- Birth name: William Marvin Dees
- Born: January 24, 1939 Borger, Texas, United States
- Died: October 24, 2012 (aged 73) Mountain Home, Arkansas, United States
- Genres: Country
- Occupation: Singer-songwriter
- Instrument: Vocals
- Years active: 1959–2012
- Formerly of: Roy Orbison

= Bill Dees =

American musician and songwriter

William Marvin Dees (January 24, 1939 – October 24, 2012) was an American musician known for his songwriting collaborations with singer Roy Orbison.

==Career==
Born and based out of Borger, Texas, United States, Dees played guitar and sang with a band called The Five Bops doing his first recordings with Norman Petty at his recording studio in Clovis, New Mexico in May 1958. They later became The Whirlwinds, gaining enough recognition to perform on an Amarillo, Texas radio station. Dees eventually made his way to Nashville, Tennessee, where his meeting with Roy Orbison led to a collaboration that produced a string of successful songs for Monument Records, including the hits "Oh, Pretty Woman" and "It's Over".

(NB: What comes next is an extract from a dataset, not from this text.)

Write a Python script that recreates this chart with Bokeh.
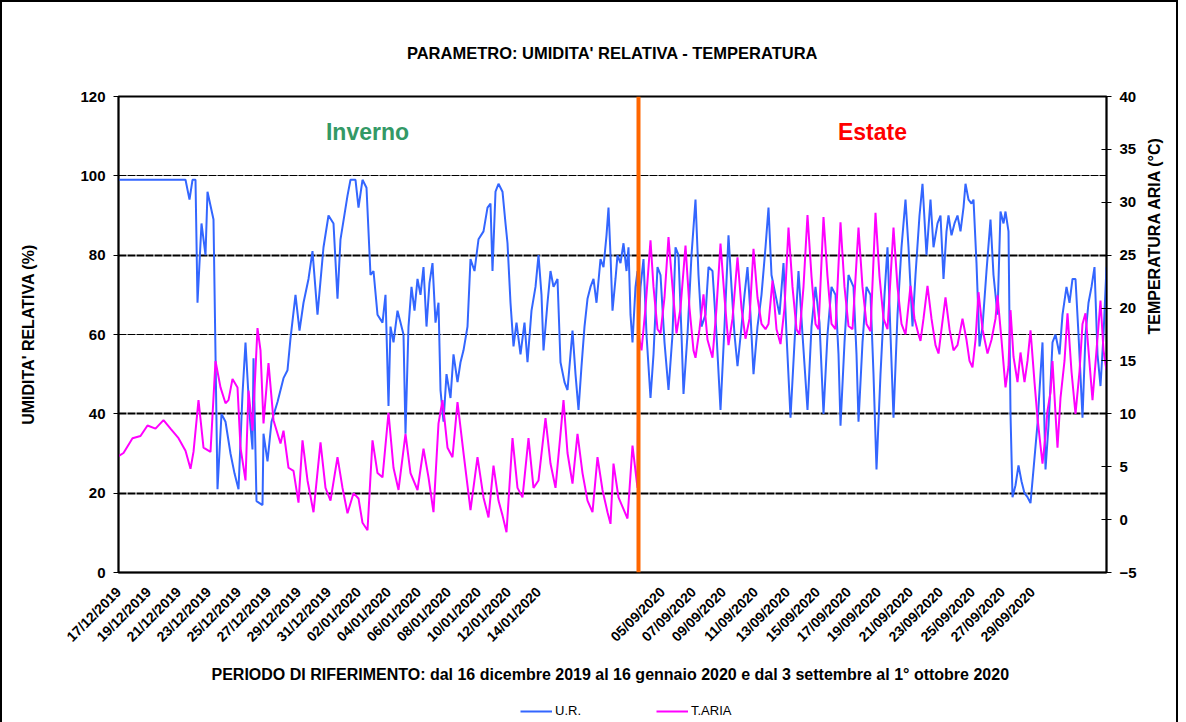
import math
from bokeh.plotting import figure
from bokeh.layouts import column
from bokeh.models import (Range1d, LinearAxis, FixedTicker, Span, Label, Legend,
                          LegendItem, Grid)
from bokeh.embed import file_html
from bokeh.resources import INLINE

FONT = "Liberation Sans"

# ---------------- data (sample number along the category axis, ~1.6 h per sample) -------------
inv_ur_n = [0, 32, 67, 71, 74, 77, 79, 83, 87, 89, 95, 99, 103, 107, 112, 116, 120, 124, 127, 131,
            134, 135, 138, 144, 145, 149, 153, 159, 165, 169, 172, 177, 181, 185, 190, 194, 199, 205,
            210, 215, 219, 222, 229, 232, 237, 240, 244, 248, 252, 255, 259, 264, 267, 270, 272, 275,
            279, 282, 285, 287, 290, 293, 296, 299, 302, 305, 308, 311, 314, 317, 320, 322, 325, 328,
            332, 335, 339, 342, 345, 349, 352, 356, 360, 365, 369, 372, 374, 377, 380, 384, 387, 389,
            392, 395, 398, 402, 406, 409, 413, 417, 420, 423, 425, 429, 432, 435, 439, 442, 446, 449,
            452, 454, 457, 460, 463, 466, 469, 472, 475, 478, 482, 485, 488, 490, 492, 494, 497, 499,
            502, 505, 508, 510, 512, 514, 517, 519]
inv_ur = [99, 99, 99, 94, 99, 99, 68, 88, 80, 96, 89, 21, 40, 38, 30, 25, 21, 45, 58, 40,
          31, 54, 18, 17, 35, 28, 38, 43, 49, 51, 59, 70, 61, 68, 74, 81, 65, 82,
          90, 88, 69, 84, 95, 99, 99, 92, 99, 97, 75, 76, 65, 63, 70, 42, 62, 58,
          66, 63, 60, 35, 62, 72, 66, 74, 70, 77, 62, 73, 78, 63, 68, 46, 38, 50,
          44, 55, 48, 53, 56, 62, 79, 76, 84, 86, 92, 93, 76, 96, 98, 96, 88, 83,
          68, 57, 63, 55, 63, 53, 66, 72, 80, 70, 56, 68, 76, 72, 74, 53, 48, 46,
          55, 61, 50, 41, 52, 62, 69, 72, 74, 68, 79, 77, 85, 92, 80, 66, 74, 80,
          78, 83, 76, 82, 65, 58, 72, 76]

est_ur_n = [520, 522, 525, 528, 532, 535, 539, 542, 546, 550, 554, 557, 560, 563, 565, 569, 573,
            577, 580, 583, 587, 590, 594, 598, 602, 606, 610, 613, 616, 619, 623, 626, 629, 632,
            635, 639, 643, 647, 650, 653, 657, 661, 665, 668, 672, 676, 680, 684, 689, 693, 697,
            701, 705, 709, 713, 717, 720, 722, 726, 730, 735, 738, 740, 744, 748, 752, 755, 758,
            762, 766, 769, 772, 775, 779, 783, 787, 790, 794, 797, 801, 804, 808, 812, 815, 819,
            822, 825, 828, 830, 833, 836, 839, 842, 845, 847, 850, 853, 855, 858, 861, 864, 868,
            872, 875, 879, 882, 885, 887, 890, 892, 894, 897, 900, 903, 906, 909, 912, 915, 919,
            922, 924, 927, 930, 934, 937, 941, 944, 948, 951, 954, 957, 960, 964, 967, 970, 973,
            976, 979, 982, 985, 988]
est_ur = [60, 72, 79, 60, 44, 55, 77, 75, 58, 46, 60, 82, 80, 60, 45, 60, 80,
          94, 75, 62, 65, 77, 76, 60, 41, 62, 85, 72, 60, 52, 62, 70, 77, 65,
          50, 62, 70, 82, 92, 75, 70, 65, 78, 60, 39, 58, 76, 60, 41, 62, 72,
          63, 40, 60, 72, 70, 55, 37, 58, 75, 72, 55, 38, 58, 72, 70, 50, 26,
          50, 70, 82, 60, 39, 65, 82, 94, 82, 62, 75, 90, 98, 80, 94, 82, 88,
          90, 74, 86, 90, 85, 88, 90, 86, 92, 98, 94, 93, 94, 78, 57, 62, 76,
          89, 75, 65, 91, 88, 91, 86, 40, 19, 22, 27, 23, 20, 19, 17.5, 26, 37.5,
          50, 58, 26, 37, 58, 60, 55, 65, 72, 68, 74, 74, 60, 39, 60, 68, 72,
          77, 55, 47, 60, 77]

inv_t_n = [0, 5, 14, 22, 29, 37, 45, 52, 60, 67, 72, 75, 80, 85, 92, 97, 102, 107, 110, 114, 119,
           122, 127, 130, 134, 139, 142, 145, 150, 155, 162, 165, 170, 175, 180, 184, 189, 195, 202,
           207, 212, 219, 224, 229, 235, 240, 244, 249, 254, 259, 264, 270, 275, 280, 287, 292, 299,
           305, 310, 315, 320, 324, 329, 334, 339, 345, 352, 359, 365, 370, 375, 380, 384, 388, 394,
           399, 404, 410, 415, 420, 427, 432, 437, 442, 445, 449, 454, 459, 464, 469, 474, 479, 484,
           489, 492, 495, 500, 505, 509, 514, 519]
inv_t = [6.0, 6.3, 7.7, 7.9, 8.9, 8.6, 9.4, 8.6, 7.7, 6.5, 4.8, 6.4, 11.3, 6.8, 6.4, 15.0, 12.5,
         11.0, 11.3, 13.3, 12.5, 6.8, 3.7, 12.2, 8.4, 18.1, 16.0, 9.1, 14.8, 9.4, 7.2, 8.4, 4.9,
         4.6, 1.6, 7.5, 3.7, 0.7, 7.3, 3.0, 1.8, 5.9, 3.0, 0.6, 2.5, 2.0, -0.3, -1.0, 7.5, 4.4,
         4.0, 10.1, 4.9, 2.8, 8.1, 4.4, 2.8, 6.7, 4.0, 0.7, 9.1, 11.3, 6.8, 5.9, 11.1, 6.3, 0.9,
         5.9, 2.1, 0.2, 5.1, 1.8, 0.4, -1.2, 7.7, 3.0, 2.1, 7.7, 3.0, 3.7, 9.6, 5.3, 3.0, 8.1,
         11.3, 6.3, 3.4, 8.1, 4.4, 1.8, 0.7, 5.9, 2.8, 0.7, -0.4, 5.3, 2.1, 1.0, 0.1, 7.0, 3.0]

est_t_n = [520, 523, 527, 532, 535, 539, 542, 546, 550, 554, 558, 562, 567, 571, 575, 577, 581,
           585, 589, 594, 598, 602, 606, 610, 614, 619, 623, 627, 631, 635, 639, 643, 647, 650,
           654, 658, 662, 666, 670, 674, 678, 681, 685, 689, 693, 697, 700, 705, 709, 713, 717,
           722, 726, 730, 734, 740, 744, 748, 752, 757, 761, 765, 769, 775, 779, 783, 787, 792,
           796, 800, 802, 805, 809, 813, 817, 820, 823, 827, 831, 835, 839, 844, 848, 851, 854,
           857, 860, 864, 869, 873, 877, 879, 883, 887, 890, 892, 895, 899, 902, 906, 909, 912,
           916, 919, 922, 924, 927, 929, 932, 934, 937, 939, 942, 946, 949, 953, 957, 961, 964,
           967, 970, 974, 978, 982, 985, 988]
est_t = [17.5, 16.0, 20, 26.4, 22, 18, 17.6, 21, 26.7, 22, 17.6, 20, 25.9, 20, 16, 15.3, 18,
         21.3, 17, 15.3, 20, 26.1, 21, 16.5, 19, 24.8, 20, 17.1, 19, 25.6, 21, 18.5, 18, 18.5,
         22.6, 18, 16.6, 20, 27.6, 22, 18, 17.5, 22, 28.8, 23, 18.5, 18, 28.6, 23, 18.5, 18,
         28.1, 22, 18.3, 18, 27.6, 22, 18.5, 17.8, 29.0, 23, 19, 18, 27.6, 22, 18.5, 17.5, 22.1,
         19, 17.5, 16.9, 19, 22.1, 19, 16.5, 15.7, 18, 21.0, 18, 16.0, 16.5, 19, 17, 15, 14.4,
         17, 21.5, 18, 15.7, 17, 19, 21.2, 17, 12.5, 14.5, 19.8, 15.4, 13, 15.8, 13, 15, 17.9,
         13, 9.6, 7, 5.3, 8, 10.3, 12, 15.0, 10, 6.8, 11.5, 15, 19.5, 14, 10.0, 14, 18.5,
         19.5, 16, 11.3, 16, 20.7, 16, 14.1]

etichette_inverno = ["17/12/2019", "19/12/2019", "21/12/2019", "23/12/2019", "25/12/2019",
                     "27/12/2019", "29/12/2019", "31/12/2019", "02/01/2020", "04/01/2020",
                     "06/01/2020", "08/01/2020", "10/01/2020", "12/01/2020", "14/01/2020"]
pos_inverno = [0, 30, 60, 90, 120, 150, 180, 210, 240, 270, 300, 330, 360, 390, 420]
etichette_estate = ["05/09/2020", "07/09/2020", "09/09/2020", "11/09/2020", "13/09/2020",
                    "15/09/2020", "17/09/2020", "19/09/2020", "21/09/2020", "23/09/2020",
                    "25/09/2020", "27/09/2020", "29/09/2020"]
pos_estate = [544, 575, 605, 637, 669, 699, 730, 760, 792, 822, 854, 884, 914]

ur_ticks = [0, 20, 40, 60, 80, 100, 120]
t_ticks = [-5, 0, 5, 10, 15, 20, 25, 30, 35, 40]

COL_UR = "#3366FF"
COL_T = "#FF00FF"

# ---------------- figure -------------
n_all_ur = inv_ur_n + est_ur_n
v_all_ur = inv_ur + est_ur
n_all_t = inv_t_n + est_t_n
v_all_t = inv_t + est_t

p = figure(frame_width=988, frame_height=476, output_backend="svg", toolbar_location=None,
           x_range=Range1d(0, n_all_ur[-1]), y_range=Range1d(ur_ticks[0], ur_ticks[-1]),
           min_border_left=116, min_border_right=70, min_border_top=94, min_border_bottom=100,
           background_fill_color="white", border_fill_color="white")
p.extra_y_ranges = {"temp": Range1d(t_ticks[0], t_ticks[-1])}

p.outline_line_color = "black"
p.outline_line_width = 2

# title
p.title.text = "PARAMETRO: UMIDITA' RELATIVA - TEMPERATURA"
p.title.align = "center"
p.title.text_font = FONT
p.title.text_font_size = "16.5px"
p.title.text_font_style = "bold"
p.title.text_color = "black"
p.title.standoff = 70

# grids
p.xgrid.visible = False
p.ygrid.ticker = FixedTicker(ticks=[20, 40, 80])
p.ygrid.grid_line_color = "black"
p.ygrid.grid_line_width = 2.2
p.ygrid.grid_line_dash = "8 1"
g2 = Grid(dimension=1, ticker=FixedTicker(ticks=[60, 100]), grid_line_color="black",
          grid_line_width=1, grid_line_dash="8 1")
p.add_layout(g2)

# axes
xa = p.xaxis[0]
xa.ticker = FixedTicker(ticks=pos_inverno + pos_estate)
xa.major_label_overrides = {k: v for k, v in zip(pos_inverno + pos_estate,
                                                  etichette_inverno + etichette_estate)}
xa.major_label_orientation = math.pi / 4
xa.major_tick_out = 0
xa.major_tick_in = 0
xa.minor_tick_out = 0
xa.minor_tick_in = 0
xa.major_label_standoff = 17
xa.major_label_text_font = FONT
xa.major_label_text_font_size = "14px"
xa.major_label_text_font_style = "bold"
xa.major_label_text_color = "black"
xa.axis_line_color = "black"
xa.axis_line_width = 1.5
xa.axis_label = ("PERIODO DI RIFERIMENTO:  dal 16 dicembre 2019 al 16 gennaio 2020 "
                 "e dal 3 settembre al 1\u00b0 ottobre 2020")
xa.axis_label_text_font = FONT
xa.axis_label_text_font_size = "16px"
xa.axis_label_text_font_style = "bold"
xa.axis_label_text_color = "black"
xa.axis_label_standoff = 13

ya = p.yaxis[0]
ya.ticker = FixedTicker(ticks=ur_ticks)
ya.minor_tick_out = 0
ya.minor_tick_in = 0
ya.major_tick_out = 5
ya.major_tick_in = 0
ya.major_label_standoff = 8
ya.major_label_text_font = FONT
ya.major_label_text_font_size = "15px"
ya.major_label_text_font_style = "bold"
ya.major_label_text_color = "black"
ya.axis_line_color = "black"
ya.axis_line_width = 1.5
ya.axis_label = "UMIDITA' RELATIVA (%)"
ya.axis_label_text_font = FONT
ya.axis_label_text_font_size = "16px"
ya.axis_label_text_font_style = "bold"
ya.axis_label_text_color = "black"
ya.axis_label_standoff = 40

ra = LinearAxis(y_range_name="temp", ticker=FixedTicker(ticks=t_ticks))
ra.minor_tick_out = 0
ra.minor_tick_in = 0
ra.major_tick_out = 5
ra.major_tick_in = 5
ra.major_label_standoff = 8
ra.major_label_text_font = FONT
ra.major_label_text_font_size = "15px"
ra.major_label_text_font_style = "bold"
ra.major_label_text_color = "black"
ra.axis_line_color = "black"
ra.axis_line_width = 1.5
ra.axis_label = "TEMPERATURA ARIA (\u00b0C)"
ra.axis_label_text_font = FONT
ra.axis_label_text_font_size = "16px"
ra.axis_label_text_font_style = "bold"
ra.axis_label_text_color = "black"
ra.axis_label_text_align = "center"
ra.axis_label_standoff = 15
if "axis_label_orientation" in ra.properties():
    ra.axis_label_orientation = math.pi / 2
p.add_layout(ra, "right")

# series
p.line(n_all_ur, v_all_ur, line_color=COL_UR, line_width=2)
p.line(n_all_t, v_all_t, line_color=COL_T, line_width=2, y_range_name="temp")

# separation between the two periods
p.add_layout(Span(location=est_ur_n[0], dimension="height", line_color="#FF6600",
                  line_width=4))

p.add_layout(Label(x=249, y=111, text="Inverno", text_color="#339966", text_align="center",
                   text_baseline="middle", text_font=FONT, text_font_size="23px",
                   text_font_style="bold"))
p.add_layout(Label(x=754, y=111, text="Estate", text_color="#FF0000", text_align="center",
                   text_baseline="middle", text_font=FONT, text_font_size="23px",
                   text_font_style="bold"))

# ---------------- legend strip under the chart -------------
# same series drawn into a strip whose y range lies below all values, so only the
# legend swatches show
leg = figure(width=1174, height=38, output_backend="svg", toolbar_location=None,
             x_range=Range1d(0, n_all_ur[-1]), y_range=Range1d(-100, -50),
             x_axis_location=None, y_axis_location=None, min_border=0,
             background_fill_color="white", border_fill_color="white")
leg.outline_line_color = None
leg.grid.visible = False
k_ur = leg.line(n_all_ur, v_all_ur, line_color=COL_UR, line_width=2)
k_t = leg.line(n_all_t, v_all_t, line_color=COL_T, line_width=2)
legend = Legend(items=[LegendItem(label="U.R.", renderers=[k_ur]),
                       LegendItem(label="T.ARIA", renderers=[k_t])],
                orientation="horizontal", location=(402, 6), border_line_alpha=0,
                background_fill_alpha=0, spacing=75, glyph_width=32, glyph_height=12,
                label_standoff=3, label_text_font=FONT, label_text_font_size="13px",
                label_text_color="black", padding=0, margin=0)
leg.add_layout(legend)

lay = column(p, leg, spacing=0, styles={"border": "2px solid black"})

open("out.html", "w").write(file_html(lay, INLINE))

In 1967, Dees co-wrote all the songs for the Orbison album and MGM motion picture The Fastest Guitar Alive.

Beyond his work with Orbison, Bill Dees wrote hundreds of songs, a number of which were recorded by performers such as Johnny Cash, Loretta Lynn, Skeeter Davis, Glen Campbell, Billy Joe Royal, Frank Ifield, Mark Dinning, and Gene Pitney. In 2000, he recorded his own album titled Saturday Night at the Movies, a compilation of songs previously sung by Orbison that had been written with Dees and some that Dees had written alone.

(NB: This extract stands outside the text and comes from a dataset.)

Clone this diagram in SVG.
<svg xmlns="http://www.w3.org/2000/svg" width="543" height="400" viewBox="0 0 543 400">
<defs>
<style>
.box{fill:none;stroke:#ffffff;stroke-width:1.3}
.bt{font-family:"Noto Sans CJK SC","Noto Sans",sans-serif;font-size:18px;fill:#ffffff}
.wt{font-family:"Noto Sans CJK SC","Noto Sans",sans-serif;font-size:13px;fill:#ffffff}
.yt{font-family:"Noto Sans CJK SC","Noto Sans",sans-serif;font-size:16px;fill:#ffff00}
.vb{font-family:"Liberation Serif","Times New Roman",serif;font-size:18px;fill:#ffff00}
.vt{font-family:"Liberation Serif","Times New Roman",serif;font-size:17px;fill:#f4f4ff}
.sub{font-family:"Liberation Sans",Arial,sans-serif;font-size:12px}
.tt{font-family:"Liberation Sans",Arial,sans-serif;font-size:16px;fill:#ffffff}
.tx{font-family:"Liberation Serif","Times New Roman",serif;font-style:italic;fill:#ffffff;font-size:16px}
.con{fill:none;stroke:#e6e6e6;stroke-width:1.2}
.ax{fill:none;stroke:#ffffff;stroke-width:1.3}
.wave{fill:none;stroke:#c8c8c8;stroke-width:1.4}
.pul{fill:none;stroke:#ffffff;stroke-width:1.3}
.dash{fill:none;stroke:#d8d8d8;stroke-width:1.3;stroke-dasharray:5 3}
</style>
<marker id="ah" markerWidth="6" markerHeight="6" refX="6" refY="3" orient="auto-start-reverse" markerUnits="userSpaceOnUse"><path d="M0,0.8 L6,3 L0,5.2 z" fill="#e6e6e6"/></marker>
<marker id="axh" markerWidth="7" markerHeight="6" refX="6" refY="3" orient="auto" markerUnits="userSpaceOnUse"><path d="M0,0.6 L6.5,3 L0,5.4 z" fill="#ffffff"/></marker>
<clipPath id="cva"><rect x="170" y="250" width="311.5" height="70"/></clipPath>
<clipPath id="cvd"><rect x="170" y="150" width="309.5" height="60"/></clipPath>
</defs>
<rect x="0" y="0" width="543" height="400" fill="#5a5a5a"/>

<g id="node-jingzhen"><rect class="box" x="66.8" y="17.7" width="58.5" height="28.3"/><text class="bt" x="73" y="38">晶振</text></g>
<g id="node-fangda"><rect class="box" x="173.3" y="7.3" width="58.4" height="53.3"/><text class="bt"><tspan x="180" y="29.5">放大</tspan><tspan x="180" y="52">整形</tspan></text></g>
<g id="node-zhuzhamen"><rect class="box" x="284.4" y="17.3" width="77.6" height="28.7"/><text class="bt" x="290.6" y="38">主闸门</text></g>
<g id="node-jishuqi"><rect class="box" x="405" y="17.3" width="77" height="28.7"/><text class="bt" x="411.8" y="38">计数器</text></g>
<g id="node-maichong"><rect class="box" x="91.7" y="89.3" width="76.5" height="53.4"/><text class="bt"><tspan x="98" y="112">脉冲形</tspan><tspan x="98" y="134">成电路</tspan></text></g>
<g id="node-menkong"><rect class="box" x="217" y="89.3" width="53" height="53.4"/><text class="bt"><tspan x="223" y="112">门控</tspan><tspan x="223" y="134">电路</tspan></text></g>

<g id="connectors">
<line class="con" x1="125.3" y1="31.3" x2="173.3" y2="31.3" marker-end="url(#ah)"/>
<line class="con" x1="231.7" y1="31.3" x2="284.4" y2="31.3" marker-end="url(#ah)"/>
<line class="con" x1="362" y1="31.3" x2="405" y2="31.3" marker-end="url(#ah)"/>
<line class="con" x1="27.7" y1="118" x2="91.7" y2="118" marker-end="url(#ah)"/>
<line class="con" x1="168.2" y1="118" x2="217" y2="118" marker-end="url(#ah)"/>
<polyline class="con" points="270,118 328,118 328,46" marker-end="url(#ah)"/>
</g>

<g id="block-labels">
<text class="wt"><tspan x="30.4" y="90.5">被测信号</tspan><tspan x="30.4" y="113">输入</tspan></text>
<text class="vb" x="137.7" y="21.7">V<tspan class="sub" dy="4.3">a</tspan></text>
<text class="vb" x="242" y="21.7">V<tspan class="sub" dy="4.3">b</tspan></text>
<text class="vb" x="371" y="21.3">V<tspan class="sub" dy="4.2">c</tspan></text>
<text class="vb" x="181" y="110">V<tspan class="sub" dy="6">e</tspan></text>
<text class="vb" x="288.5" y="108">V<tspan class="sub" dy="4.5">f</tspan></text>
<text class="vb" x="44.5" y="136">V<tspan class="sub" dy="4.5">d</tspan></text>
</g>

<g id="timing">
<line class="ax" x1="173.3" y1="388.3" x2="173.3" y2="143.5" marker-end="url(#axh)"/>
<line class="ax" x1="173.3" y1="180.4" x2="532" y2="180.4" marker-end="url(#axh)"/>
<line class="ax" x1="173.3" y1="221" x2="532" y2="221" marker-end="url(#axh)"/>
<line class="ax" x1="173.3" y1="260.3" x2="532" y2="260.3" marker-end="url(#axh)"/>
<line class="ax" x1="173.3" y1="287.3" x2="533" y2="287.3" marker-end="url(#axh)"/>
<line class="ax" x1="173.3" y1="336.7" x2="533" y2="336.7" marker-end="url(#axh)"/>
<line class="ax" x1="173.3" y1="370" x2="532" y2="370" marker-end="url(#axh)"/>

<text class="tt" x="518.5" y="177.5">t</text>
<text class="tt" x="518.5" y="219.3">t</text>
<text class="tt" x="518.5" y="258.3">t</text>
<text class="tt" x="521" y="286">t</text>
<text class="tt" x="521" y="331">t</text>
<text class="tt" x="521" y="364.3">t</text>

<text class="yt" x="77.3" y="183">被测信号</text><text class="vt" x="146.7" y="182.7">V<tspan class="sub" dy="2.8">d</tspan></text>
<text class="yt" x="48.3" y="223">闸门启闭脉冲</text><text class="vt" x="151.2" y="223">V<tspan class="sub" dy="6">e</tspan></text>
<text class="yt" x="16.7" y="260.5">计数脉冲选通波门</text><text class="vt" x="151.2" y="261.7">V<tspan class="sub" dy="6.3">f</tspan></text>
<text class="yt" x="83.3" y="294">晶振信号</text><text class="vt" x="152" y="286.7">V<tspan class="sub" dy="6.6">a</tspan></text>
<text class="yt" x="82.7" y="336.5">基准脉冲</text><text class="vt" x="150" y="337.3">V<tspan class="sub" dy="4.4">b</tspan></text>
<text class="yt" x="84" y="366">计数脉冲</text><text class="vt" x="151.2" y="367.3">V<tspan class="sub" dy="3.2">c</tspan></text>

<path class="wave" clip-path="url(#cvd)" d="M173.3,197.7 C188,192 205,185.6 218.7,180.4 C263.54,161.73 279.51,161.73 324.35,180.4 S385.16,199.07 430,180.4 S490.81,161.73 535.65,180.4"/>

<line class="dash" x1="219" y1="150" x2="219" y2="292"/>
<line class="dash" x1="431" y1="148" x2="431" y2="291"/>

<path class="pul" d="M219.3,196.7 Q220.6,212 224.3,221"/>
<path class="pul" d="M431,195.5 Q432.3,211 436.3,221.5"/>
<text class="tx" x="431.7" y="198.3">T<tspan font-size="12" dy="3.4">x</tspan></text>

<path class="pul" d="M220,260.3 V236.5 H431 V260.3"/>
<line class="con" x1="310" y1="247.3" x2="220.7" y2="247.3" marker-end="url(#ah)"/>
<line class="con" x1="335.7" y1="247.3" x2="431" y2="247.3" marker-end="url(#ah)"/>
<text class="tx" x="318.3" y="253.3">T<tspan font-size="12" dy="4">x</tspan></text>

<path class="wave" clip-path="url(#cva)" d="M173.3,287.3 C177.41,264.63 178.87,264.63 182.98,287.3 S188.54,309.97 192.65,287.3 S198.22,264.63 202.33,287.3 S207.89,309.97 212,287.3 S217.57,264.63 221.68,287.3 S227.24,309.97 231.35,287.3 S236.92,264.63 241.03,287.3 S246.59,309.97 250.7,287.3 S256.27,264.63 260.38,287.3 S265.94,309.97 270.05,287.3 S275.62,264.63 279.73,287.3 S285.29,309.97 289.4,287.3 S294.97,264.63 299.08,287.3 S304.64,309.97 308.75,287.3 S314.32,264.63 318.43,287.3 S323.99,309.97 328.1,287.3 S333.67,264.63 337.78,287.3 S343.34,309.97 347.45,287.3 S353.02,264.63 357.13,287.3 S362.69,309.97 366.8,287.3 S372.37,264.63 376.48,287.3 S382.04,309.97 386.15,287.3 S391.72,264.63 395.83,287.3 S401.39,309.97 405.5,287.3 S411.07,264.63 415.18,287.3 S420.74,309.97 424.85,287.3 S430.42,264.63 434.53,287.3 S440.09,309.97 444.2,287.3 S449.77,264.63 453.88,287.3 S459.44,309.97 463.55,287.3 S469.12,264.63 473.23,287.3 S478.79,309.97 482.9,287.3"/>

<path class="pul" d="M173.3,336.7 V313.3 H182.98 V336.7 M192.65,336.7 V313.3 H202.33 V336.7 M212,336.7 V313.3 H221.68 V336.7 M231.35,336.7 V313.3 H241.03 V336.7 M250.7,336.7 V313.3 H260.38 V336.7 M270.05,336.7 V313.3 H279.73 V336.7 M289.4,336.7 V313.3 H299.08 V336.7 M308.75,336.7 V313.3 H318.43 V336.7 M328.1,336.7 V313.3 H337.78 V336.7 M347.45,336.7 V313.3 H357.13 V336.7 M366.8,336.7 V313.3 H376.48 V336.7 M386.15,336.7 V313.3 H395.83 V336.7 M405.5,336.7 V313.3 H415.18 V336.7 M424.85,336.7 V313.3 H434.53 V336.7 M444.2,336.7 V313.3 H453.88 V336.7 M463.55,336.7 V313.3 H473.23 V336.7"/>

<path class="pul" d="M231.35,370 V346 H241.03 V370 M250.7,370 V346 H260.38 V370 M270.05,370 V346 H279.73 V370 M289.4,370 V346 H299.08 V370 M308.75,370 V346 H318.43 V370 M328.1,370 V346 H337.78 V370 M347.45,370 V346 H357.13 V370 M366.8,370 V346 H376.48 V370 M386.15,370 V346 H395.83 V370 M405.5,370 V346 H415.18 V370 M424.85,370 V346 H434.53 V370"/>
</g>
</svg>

Bill Dees lived in Ozark, Arkansas & New Boston, Texas, for a number of years. There he continued writing and playing his music. Later he resided near Branson, Missouri, and continued to write songs with collaborator Jack Pribek until his death on October 24, 2012. He was living at a nursing facility in Mountain Home, Arkansas, at the time of his death.